Labor’s policy is to continue to support the single desk while we are convinced that there is strong economic value in the single desk for growers and the Australian economy and it retains the support of growers and the community.

While Labor gives lip service to single desks before elections, Labor state governments have systematically dismantled every single desk marketing arrangement under their jurisdiction, usually immediately after the state election. Now it is federal Labor’s turn to dismantle the marketing arrangement that has served this nation well. Labor advocates collective bargaining for work-ers but battling farmers have to fend for themselves.

Those who are applauding Labor tonight are not the farmers or the country towns dependent on the wheat industry who know their incomes and security are being put at risk. The winners are the multinational grain traders, some of those who buy Australian wheat, and our grain-growing competitors. Should it not ring alarm bells that the people who are most critical of the single desk are our competitors, those trying to sell against us in a seriously subsidised and distorted world market?

Australia is not a large producer of grain but, because of our small domestic market, we are a major exporter. Australian wheat growers are more dependent, more exposed to the export market than other national industries. We grow a high-quality product that can bring a premium on the world market or allow us to make sales in glut times when lower quality producers are unable to place their crop. The single desk has helped to develop and retain our crop quality and consistency. It has enabled the profits from blending to meet delivery specifications to be returned to farmers, not the marketers or the handling companies. It has ensured that available premiums are harvested for growers and not traded off in competition or to make poor-quality overseas produced wheats more saleable.

Australia needs a single desk for wheat because most of our customers are single desk buyers—Egypt, India, Pakistan, China, Japan, Iraq and effectively also dominant customer countries such as Indonesia. If we have a dozen companies seeking to sell our wheat to a single desk buyer, the buyer will choose the supplier offering the lowest price, and the lowest price will then be passed back to Australian farmers. No-one will be able to demand a premium for Australian farmers, as a competitor will simply undercut his bid. The price will spiral downward because there will always be farmers who cannot store their own crop or who urgently need a cash flow.

Growers’ returns will be lower as a result of the abolition of the single desk and the profitability of the industry will decline. Most of the world’s grain is traded by a small number of giant multinational companies. Many are privately and family owned, but they are all foreign owned. None of these corporations have ever demonstrated any primary commitment to Australia. Only the AWB had the international network, the market contacts and the volumes to be a genuine international trader in its own right. I have no confidence that any other Australian company, includ-ing the ambitious domestic grain-handling monopolies, can match the global marketers on the world stage. They are already teaming up with multinationals in relationships that will grow increasingly uneven.

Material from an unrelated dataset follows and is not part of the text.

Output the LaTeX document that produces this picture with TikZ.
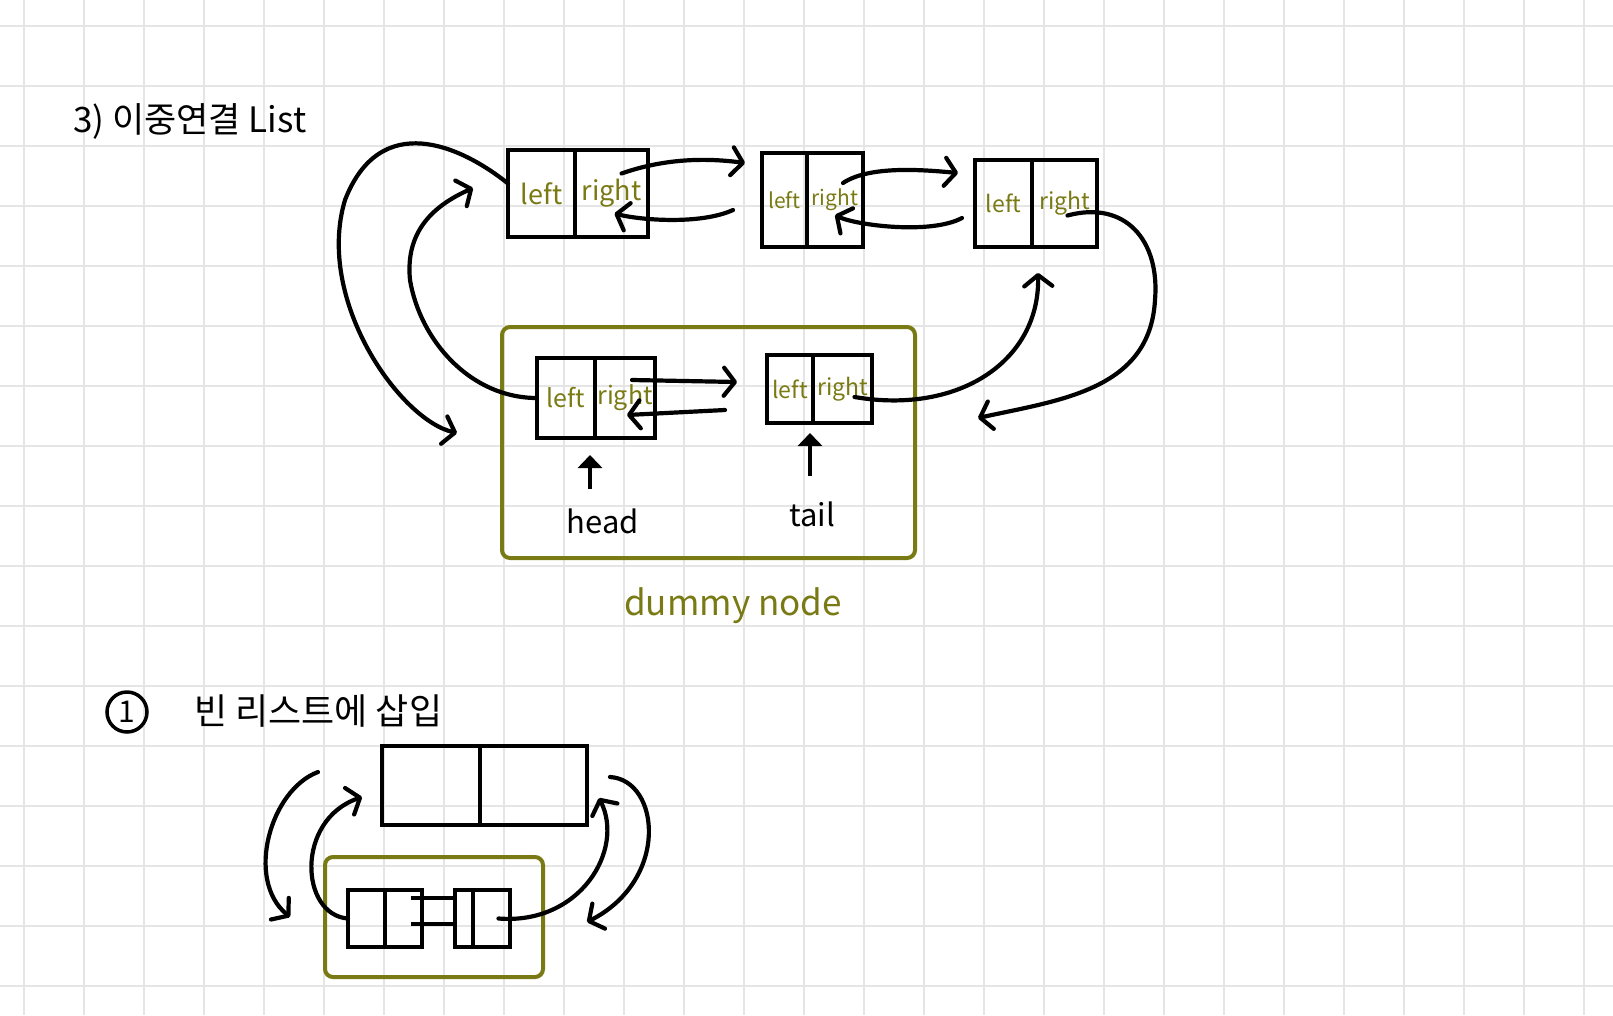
\documentclass[tikz,border=0pt]{standalone}
\usepackage{fontspec}
\setmainfont{Noto Sans CJK KR}
\usetikzlibrary{arrows.meta, positioning}

\definecolor{penolive}{RGB}{122,122,20}
\definecolor{gridgray}{RGB}{229,229,229}

\tikzset{
  gridline/.style={draw=gridgray, line width=2.5pt},
  cell/.style={draw, line width=4pt, inner sep=0pt, outer sep=0pt, text=penolive,
    font=\fontsize{27}{27}\selectfont},
  link/.style={line width=4.2pt, line cap=round,
    -{Straight Barb[length=11pt, width=28pt, line cap=round, line join=round]}},
  ptr/.style={line width=4pt, -{Triangle[length=13pt, width=24pt]}},
  olivebox/.style={draw=penolive, line width=4pt, rounded corners=8pt},
  word/.style={inner sep=0pt, font=\fontsize{31}{31}\selectfont},
}

\begin{document}
\begin{tikzpicture}[x=1pt, y=-1pt]
  \fill[white] (0,0) rectangle (1613,1015);
  \useasboundingbox (0,0) rectangle (1613,1015);
  \foreach \i in {0,...,26} \draw[gridline] ({24+60*\i},0) -- ({24+60*\i},1015);
  \foreach \j in {0,...,16} \draw[gridline] (0,{26+60*\j}) -- (1613,{26+60*\j});

  % free ends of the links
  \coordinate (ab) at (745,163);
  \coordinate (ba) at (733,210);
  \coordinate (bc) at (958,173);
  \coordinate (cb) at (962,218);
  \coordinate (cd) at (978,418);
  \coordinate (ec) at (1038,273);
  \coordinate (da) at (457,433);
  \coordinate (ad) at (473,188);
  \coordinate (de) at (737,382);
  \coordinate (ed) at (725,410);
  \coordinate (hp) at (590,455);
  \coordinate (tp) at (810,433);

  \node[word, anchor=west, font=\fontsize{35}{35}\selectfont] (title) at (73,121) {3) 이중연결 List};

  % dummy box
  \node[olivebox, minimum width=413pt, minimum height=231pt] (dummy) at (708.5,442.5) {};
  \node[word, text=penolive, font=\fontsize{35}{35}\selectfont] (dlabel) at (733,606) {dummy node};

  % top list
  \node[cell, minimum width=67pt, minimum height=87pt] (aL) at (541.5,193.5) {left};
  \node[cell, minimum width=73pt, minimum height=87pt, right=0pt of aL] (aR) {right};
  \node[cell, minimum width=45pt, minimum height=94pt, font=\fontsize{21}{21}\selectfont] (bL) at (784.5,200) {left};
  \node[cell, minimum width=56pt, minimum height=94pt, font=\fontsize{21}{21}\selectfont, right=0pt of bL] (bR) {right};
  \node[cell, minimum width=57pt, minimum height=87pt, font=\fontsize{23}{23}\selectfont] (cL) at (1003.5,203.5) {left};
  \node[cell, minimum width=65pt, minimum height=87pt, font=\fontsize{23}{23}\selectfont, right=0pt of cL] (cR) {right};

  % head and tail
  \node[cell, minimum width=58pt, minimum height=80pt, font=\fontsize{25}{25}\selectfont] (dL) at (566,398) {left};
  \node[cell, minimum width=60pt, minimum height=80pt, font=\fontsize{25}{25}\selectfont, right=0pt of dL] (dR) {right};
  \node[cell, minimum width=46pt, minimum height=68pt, font=\fontsize{23}{23}\selectfont] (eL) at (790,389) {left};
  \node[cell, minimum width=59pt, minimum height=68pt, font=\fontsize{23}{23}\selectfont, right=0pt of eL] (eR) {right};

  \node[word] (head) at (603,521) {head};
  \node[word] (tail) at (812,514) {tail};
  \draw[ptr, shorten <=19pt] (head.north -| hp) -- (hp);
  \draw[ptr, shorten <=25pt] (tail.north -| tp) -- (tp);

  % links
  \draw[link] ([shift={(10,-20)}]aR.center) .. controls (660,160) and (700,157) .. (ab);
  \draw[link] (ba) .. controls (700,225) and (640,220) .. ([shift={(3,20)}]aR.center);
  \draw[link] ([shift={(8,-17)}]bR.center) .. controls (870,165) and (925,170) .. (bc);
  \draw[link] (cb) .. controls (930,235) and (855,225) .. ([shift={(0,15)}]bR.center);
  \draw[link] ([shift={(7,-18)}]dR.center) -- (de);
  \draw[link] (ed) -- ([shift={(2,17)}]dR.center);
  \draw[link] ([shift={(3,12)}]cR.center) .. controls (1125,200) and (1160,240) .. (1155,300)
    .. controls (1150,390) and (1060,400) .. (cd);
  \draw[link] ([shift={(12,8)}]eR.center) .. controls (960,415) and (1040,360) .. (ec);
  \draw[link] ([shift={(0,-10)}]aL.west) .. controls (460,145) and (380,110) .. (345,200)
    .. controls (315,300) and (400,420) .. (da);
  \draw[link] (dL.west) .. controls (470,398) and (420,340) .. (410,280)
    .. controls (405,230) and (435,205) .. (ad);

  % empty list insert
  \node[draw, circle, line width=3.5pt, minimum size=40pt, inner sep=0pt,
    font=\fontsize{30}{30}\selectfont] (num) at (127,712) {1};
  \node[word, anchor=west, font=\fontsize{36}{36}\selectfont] (sub) at (194,711) {빈 리스트에 삽입};

  \coordinate (ol) at (318,772);
  \coordinate (ol2) at (290,917);
  \coordinate (il) at (362,797);
  \coordinate (ir) at (599,798);
  \coordinate (orr) at (610,777);
  \coordinate (or2) at (587,922);

  \node[cell, minimum width=98pt, minimum height=79pt] (bigL) at (431,785.5) {};
  \node[cell, minimum width=107pt, minimum height=79pt, right=0pt of bigL] (bigR) {};

  \node[olivebox, minimum width=218pt, minimum height=120pt] (dummy2) at (434,917) {};
  \node[cell, minimum width=37pt, minimum height=57pt] (m1L) at (366.5,918.5) {};
  \node[cell, minimum width=37pt, minimum height=57pt, right=0pt of m1L] (m1R) {};
  \node[cell, minimum width=18pt, minimum height=57pt] (m2L) at (464,918.5) {};
  \node[cell, minimum width=37pt, minimum height=57pt, right=0pt of m2L] (m2R) {};
  \draw[line width=4pt] ([shift={(7,-21)}]m1R.center) -- ([shift={(0,-21)}]m2L.west);
  \draw[line width=4pt] ([shift={(7,5)}]m1R.center) -- ([shift={(0,5)}]m2L.west);

  \draw[link] (ol) .. controls (270,790) and (245,880) .. (ol2);
  \draw[link] (m1L.west) .. controls (300,915) and (295,820) .. (il);
  \draw[link] ([shift={(7,0)}]m2R.center) .. controls (580,925) and (625,850) .. (ir);
  \draw[link] (orr) .. controls (660,780) and (670,880) .. (or2);
\end{tikzpicture}
\end{document}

GrainCorp, which has virtual monopoly control of the grain storage and handling system in New South Wales, Victoria and Queensland, including the ports, has already ditched its ties to growers and exposed itself to takeover. The world’s biggest trader, Cargill, already has a share of ownership. Cargill is the company which bought up most of Australia’s oil seed-crushing capacity and then progressively closed it down. Instead of being a significant exporter of oil seeds, Australia now imports vegetable oils from the US, South America and other countries where companies like Cargill are active. I fear for the future of Australia’s grain growers if—or is it when?—Cargill acquires ownership of the entire eastern states grain network. CBH in WA will also be a foreign acquisition prize, and I note moves from some of the state producers in Western Australia to change its structures in a way that would make it easier to be taken over. The bill being debated tonight is a significant step towards the loss of Australian control over our grain industry.

Internationally, most of the critics of our single desk marketing arrangements come from the United States and Europe. Most of our major customers actually support a single desk because they have had confidence in the professionalism and reliability of their Australian suppliers. US and EU farmers acknowledge that their own marketing arrangements are a shambles. However, they enjoy the luxury of almost unlimited price support and other subsidies which make them immune to the impact of marketing decisions. The latest US farm bill, which passed just a week or two ago, boosts subsidies to $260 billion, including for wheat, and ensures that US farmers pay little price for poor marketing decisions. Australian farmers have no such support and will bear the full price of any reductions in their return that might arise from this legislation.

The Nationals have been long-term supporters of the wheat single desk. It has been a fundamental tenet of our party. The industry, through the Wheat Export Marketing Alliance, was working to put together an alternative manager of the single desk, as they were invited to do so by the previous government. The new minister was initially reluctant to meet with them and, when he finally did meet with them, he told WEMA that he would not even countenance their proposal, as the government had made a pre-election commitment to abolish the single desk. So the efforts of the growers to put together an alternative to the AWB were thwarted. They were not given an opportunity to bring this idea to fruition.

This new proposal fails to address key concerns of the industry. I am concerned that the new legislation will not ensure that returns to growers are maximised in every season. I am concerned that the premiums for quality Australian wheat will not be preserved and returned to growers. I am concerned that Australian wheat stocks cannot be managed and moved on time to port when there are many buyers and exporters. I am concerned that profits from blending will be dissipated and lost to growers. I am concerned that the industry good benefits formerly required of the single desk manager will not be able to be sustained. I am concerned that a multitude of licensed exporters will not be able to compete effectively against subsidised US and EU growers, especially the single desk buyers. I am concerned that, in the absence of a national pool, long-term contracts which Australia has had for many years and which have underpinned our industry, especially in times when there was high production, will not be able to be honoured. I am concerned that there will be no buyer of last resort and no-one to fund crop carryovers to ensure that we can be a regular supplier month in and month out.

My objective in looking at the best options for wheat marketing is to maximise the returns to growers and to our nation from our wheat crop. I want those returns to go to growers and to Australia, not to multinational grain traders. I am not convinced that this legislation will deliver on those objectives, and for that reason the Nationals will be opposing the bill.